_Exercise requirements_
Print the listing in its entirety and exactly, leaving out images.

**** Data block

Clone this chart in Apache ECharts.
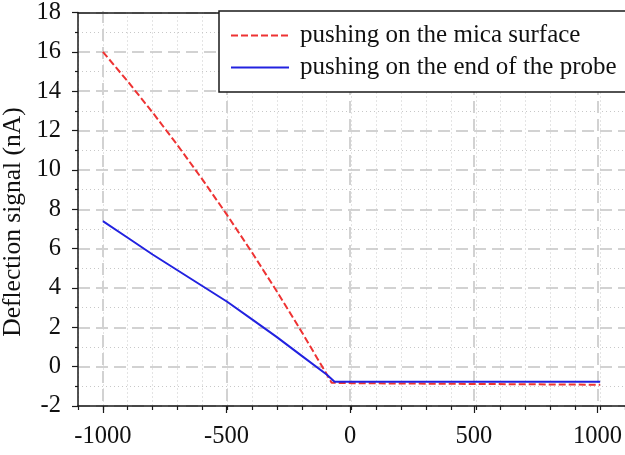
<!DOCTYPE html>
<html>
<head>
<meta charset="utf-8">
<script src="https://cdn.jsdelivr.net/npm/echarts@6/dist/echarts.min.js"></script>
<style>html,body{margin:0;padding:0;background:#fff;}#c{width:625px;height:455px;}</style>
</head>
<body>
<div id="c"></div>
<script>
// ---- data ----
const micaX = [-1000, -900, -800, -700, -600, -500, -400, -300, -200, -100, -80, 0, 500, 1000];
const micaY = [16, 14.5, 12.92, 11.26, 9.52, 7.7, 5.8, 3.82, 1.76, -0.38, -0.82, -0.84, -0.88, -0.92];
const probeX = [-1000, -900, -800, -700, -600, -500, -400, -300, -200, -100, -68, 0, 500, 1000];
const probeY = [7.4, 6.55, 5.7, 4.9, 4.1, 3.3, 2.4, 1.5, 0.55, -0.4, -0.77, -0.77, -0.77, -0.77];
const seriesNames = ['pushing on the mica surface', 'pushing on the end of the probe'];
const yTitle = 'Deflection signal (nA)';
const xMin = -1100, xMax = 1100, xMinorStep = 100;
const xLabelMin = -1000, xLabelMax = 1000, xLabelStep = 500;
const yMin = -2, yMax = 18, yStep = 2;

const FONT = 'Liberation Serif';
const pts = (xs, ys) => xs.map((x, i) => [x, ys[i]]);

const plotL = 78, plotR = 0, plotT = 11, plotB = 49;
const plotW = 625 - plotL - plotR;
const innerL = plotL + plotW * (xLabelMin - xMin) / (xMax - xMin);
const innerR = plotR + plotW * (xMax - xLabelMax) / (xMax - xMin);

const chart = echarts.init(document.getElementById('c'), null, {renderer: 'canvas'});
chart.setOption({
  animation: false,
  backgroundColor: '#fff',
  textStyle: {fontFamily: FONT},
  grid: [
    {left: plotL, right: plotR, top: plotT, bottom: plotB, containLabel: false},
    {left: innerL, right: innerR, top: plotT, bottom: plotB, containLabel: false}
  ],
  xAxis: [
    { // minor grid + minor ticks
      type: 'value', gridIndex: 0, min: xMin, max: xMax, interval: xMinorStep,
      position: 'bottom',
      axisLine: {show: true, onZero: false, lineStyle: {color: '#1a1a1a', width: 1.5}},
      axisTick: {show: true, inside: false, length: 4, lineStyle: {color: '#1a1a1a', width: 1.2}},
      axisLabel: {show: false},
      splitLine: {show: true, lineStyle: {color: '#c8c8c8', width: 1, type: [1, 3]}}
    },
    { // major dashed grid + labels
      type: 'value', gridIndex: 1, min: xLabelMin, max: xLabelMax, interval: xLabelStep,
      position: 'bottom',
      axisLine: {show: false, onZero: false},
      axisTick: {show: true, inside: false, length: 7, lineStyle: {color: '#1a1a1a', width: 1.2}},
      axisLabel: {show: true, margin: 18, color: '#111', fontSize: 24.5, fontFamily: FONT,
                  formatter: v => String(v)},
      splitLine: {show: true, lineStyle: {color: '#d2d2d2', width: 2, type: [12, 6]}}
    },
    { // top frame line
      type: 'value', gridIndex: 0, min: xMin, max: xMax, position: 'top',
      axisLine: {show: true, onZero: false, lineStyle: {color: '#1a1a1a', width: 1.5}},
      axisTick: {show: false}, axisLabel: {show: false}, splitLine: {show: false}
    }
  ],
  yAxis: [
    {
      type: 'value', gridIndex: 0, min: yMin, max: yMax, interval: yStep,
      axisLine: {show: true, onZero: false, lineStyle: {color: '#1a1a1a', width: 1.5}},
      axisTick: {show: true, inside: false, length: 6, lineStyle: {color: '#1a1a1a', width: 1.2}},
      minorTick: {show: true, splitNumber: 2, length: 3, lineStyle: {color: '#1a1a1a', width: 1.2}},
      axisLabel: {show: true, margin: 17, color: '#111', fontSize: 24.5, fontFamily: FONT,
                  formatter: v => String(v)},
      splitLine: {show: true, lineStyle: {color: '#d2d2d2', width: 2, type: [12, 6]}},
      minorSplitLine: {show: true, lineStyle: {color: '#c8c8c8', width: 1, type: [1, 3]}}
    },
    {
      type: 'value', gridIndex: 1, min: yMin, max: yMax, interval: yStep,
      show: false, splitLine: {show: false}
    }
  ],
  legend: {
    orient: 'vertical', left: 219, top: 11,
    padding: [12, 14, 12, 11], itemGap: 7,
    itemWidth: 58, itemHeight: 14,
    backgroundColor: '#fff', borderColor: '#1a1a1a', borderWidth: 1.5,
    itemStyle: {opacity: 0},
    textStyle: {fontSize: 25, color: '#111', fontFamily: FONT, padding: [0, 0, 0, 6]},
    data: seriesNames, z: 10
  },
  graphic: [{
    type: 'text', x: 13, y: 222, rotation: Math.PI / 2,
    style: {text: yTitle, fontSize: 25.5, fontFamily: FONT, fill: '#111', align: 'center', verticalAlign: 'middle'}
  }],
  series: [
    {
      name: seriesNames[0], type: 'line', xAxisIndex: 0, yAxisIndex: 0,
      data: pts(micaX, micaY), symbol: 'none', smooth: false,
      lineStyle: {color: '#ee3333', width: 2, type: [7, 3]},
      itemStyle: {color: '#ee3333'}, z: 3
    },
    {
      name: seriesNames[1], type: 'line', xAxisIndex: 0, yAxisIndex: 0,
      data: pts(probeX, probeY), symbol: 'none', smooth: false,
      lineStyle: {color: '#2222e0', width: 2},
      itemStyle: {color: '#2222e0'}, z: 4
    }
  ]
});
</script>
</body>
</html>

********

_Written solution_
Clone this chart in Apache ECharts.
<!DOCTYPE html>
<html>
<head>
<meta charset="utf-8">
<script src="https://cdn.jsdelivr.net/npm/echarts@6/dist/echarts.min.js"></script>
<style>html,body{margin:0;padding:0;background:#fff;}#c{width:625px;height:455px;}</style>
</head>
<body>
<div id="c"></div>
<script>
// ---- data ----
const micaX = [-1000, -900, -800, -700, -600, -500, -400, -300, -200, -100, -80, 0, 500, 1000];
const micaY = [16, 14.5, 12.92, 11.26, 9.52, 7.7, 5.8, 3.82, 1.76, -0.38, -0.82, -0.84, -0.88, -0.92];
const probeX = [-1000, -900, -800, -700, -600, -500, -400, -300, -200, -100, -68, 0, 500, 1000];
const probeY = [7.4, 6.55, 5.7, 4.9, 4.1, 3.3, 2.4, 1.5, 0.55, -0.4, -0.77, -0.77, -0.77, -0.77];
const seriesNames = ['pushing on the mica surface', 'pushing on the end of the probe'];
const yTitle = 'Deflection signal (nA)';
const xMin = -1100, xMax = 1100, xMinorStep = 100;
const xLabelMin = -1000, xLabelMax = 1000, xLabelStep = 500;
const yMin = -2, yMax = 18, yStep = 2;

const FONT = 'Liberation Serif';
const pts = (xs, ys) => xs.map((x, i) => [x, ys[i]]);

const plotL = 78, plotR = 0, plotT = 11, plotB = 49;
const plotW = 625 - plotL - plotR;
const innerL = plotL + plotW * (xLabelMin - xMin) / (xMax - xMin);
const innerR = plotR + plotW * (xMax - xLabelMax) / (xMax - xMin);

const chart = echarts.init(document.getElementById('c'), null, {renderer: 'canvas'});
chart.setOption({
  animation: false,
  backgroundColor: '#fff',
  textStyle: {fontFamily: FONT},
  grid: [
    {left: plotL, right: plotR, top: plotT, bottom: plotB, containLabel: false},
    {left: innerL, right: innerR, top: plotT, bottom: plotB, containLabel: false}
  ],
  xAxis: [
    { // minor grid + minor ticks
      type: 'value', gridIndex: 0, min: xMin, max: xMax, interval: xMinorStep,
      position: 'bottom',
      axisLine: {show: true, onZero: false, lineStyle: {color: '#1a1a1a', width: 1.5}},
      axisTick: {show: true, inside: false, length: 4, lineStyle: {color: '#1a1a1a', width: 1.2}},
      axisLabel: {show: false},
      splitLine: {show: true, lineStyle: {color: '#c8c8c8', width: 1, type: [1, 3]}}
    },
    { // major dashed grid + labels
      type: 'value', gridIndex: 1, min: xLabelMin, max: xLabelMax, interval: xLabelStep,
      position: 'bottom',
      axisLine: {show: false, onZero: false},
      axisTick: {show: true, inside: false, length: 7, lineStyle: {color: '#1a1a1a', width: 1.2}},
      axisLabel: {show: true, margin: 18, color: '#111', fontSize: 24.5, fontFamily: FONT,
                  formatter: v => String(v)},
      splitLine: {show: true, lineStyle: {color: '#d2d2d2', width: 2, type: [12, 6]}}
    },
    { // top frame line
      type: 'value', gridIndex: 0, min: xMin, max: xMax, position: 'top',
      axisLine: {show: true, onZero: false, lineStyle: {color: '#1a1a1a', width: 1.5}},
      axisTick: {show: false}, axisLabel: {show: false}, splitLine: {show: false}
    }
  ],
  yAxis: [
    {
      type: 'value', gridIndex: 0, min: yMin, max: yMax, interval: yStep,
      axisLine: {show: true, onZero: false, lineStyle: {color: '#1a1a1a', width: 1.5}},
      axisTick: {show: true, inside: false, length: 6, lineStyle: {color: '#1a1a1a', width: 1.2}},
      minorTick: {show: true, splitNumber: 2, length: 3, lineStyle: {color: '#1a1a1a', width: 1.2}},
      axisLabel: {show: true, margin: 17, color: '#111', fontSize: 24.5, fontFamily: FONT,
                  formatter: v => String(v)},
      splitLine: {show: true, lineStyle: {color: '#d2d2d2', width: 2, type: [12, 6]}},
      minorSplitLine: {show: true, lineStyle: {color: '#c8c8c8', width: 1, type: [1, 3]}}
    },
    {
      type: 'value', gridIndex: 1, min: yMin, max: yMax, interval: yStep,
      show: false, splitLine: {show: false}
    }
  ],
  legend: {
    orient: 'vertical', left: 219, top: 11,
    padding: [12, 14, 12, 11], itemGap: 7,
    itemWidth: 58, itemHeight: 14,
    backgroundColor: '#fff', borderColor: '#1a1a1a', borderWidth: 1.5,
    itemStyle: {opacity: 0},
    textStyle: {fontSize: 25, color: '#111', fontFamily: FONT, padding: [0, 0, 0, 6]},
    data: seriesNames, z: 10
  },
  graphic: [{
    type: 'text', x: 13, y: 222, rotation: Math.PI / 2,
    style: {text: yTitle, fontSize: 25.5, fontFamily: FONT, fill: '#111', align: 'center', verticalAlign: 'middle'}
  }],
  series: [
    {
      name: seriesNames[0], type: 'line', xAxisIndex: 0, yAxisIndex: 0,
      data: pts(micaX, micaY), symbol: 'none', smooth: false,
      lineStyle: {color: '#ee3333', width: 2, type: [7, 3]},
      itemStyle: {color: '#ee3333'}, z: 3
    },
    {
      name: seriesNames[1], type: 'line', xAxisIndex: 0, yAxisIndex: 0,
      data: pts(probeX, probeY), symbol: 'none', smooth: false,
      lineStyle: {color: '#2222e0', width: 2},
      itemStyle: {color: '#2222e0'}, z: 4
    }
  ]
});
</script>
</body>
</html>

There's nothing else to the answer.